In May, Scheinfeld also told me that she anticipated the Divvy system would expand from 300 to 475 stations in 2014. This was despite the fact that Montreal-based Bixi, which supplies the bike-share equipment to Divvy concessionaire Alta Bicycle Share, had gone bankrupt. “We are moving aggressively to try to still meet our goals for expansion this year, so I expect we still will,” she said.
At a June 17 Streetsblog reader meet-up, I discussed the expansion with Alta principal Mia Birk. She told me, off the record, that Bixi bikes were becoming available again. However, due to pipeline issues, Divvy would probably not expand until spring 2015. When I asked CDOT spokesman Pete Scales whether this was correct, he said that the matter hadn’t been settled yet.
So I wasn’t surprised when Birk recently went public, telling American Public Media’s Marketplace that Alta probably won’t be expanding any of the existing systems it runs, or launching new ones, until 2015. It’s likely CDOT will soon make an official announcement that Divvy won’t get new stations this year.
“With The 606, the Loop BRT, and now the Divvy expansion, ‘wait until 2015’ is becoming a common refrain,” lamented Streetsblog Chicago reader David Altenburg after I posted a link to the Marketplace story. “Maybe the Cubs will be contenders then, too!”
While it’s certainly a bummer that Chicagoans have to wait several more months for these transportation amenities, we shouldn’t get too discouraged.
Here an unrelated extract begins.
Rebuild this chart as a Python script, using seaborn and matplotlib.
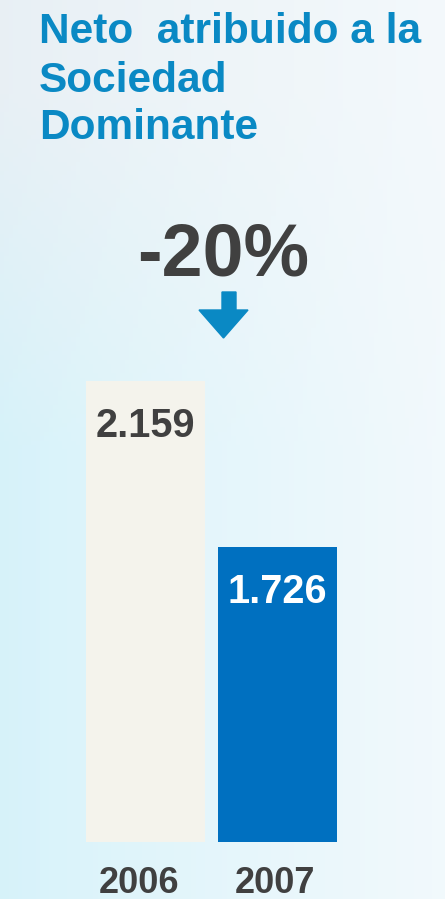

After all, Divvy was supposed to debut in the summer of 2012, but the launch was pushed back a year. When bike-share finally arrived, the system soon proved to be wildly successful, and now the delay is a mere footnote.
Assuming we get more Divvy stations, the Bloomingdale, and the Loop BRT next year, it will be a landmark year, and these amenities will be better late than never. In the meantime, we can still get excited about other transportation projects that have recently been completed or are well underway, like the nifty new protected bike lanes on Broadway and Harrison, the Green Line’s Cermak station, the Navy Pier Flyover, and the Chicago Riverwalk.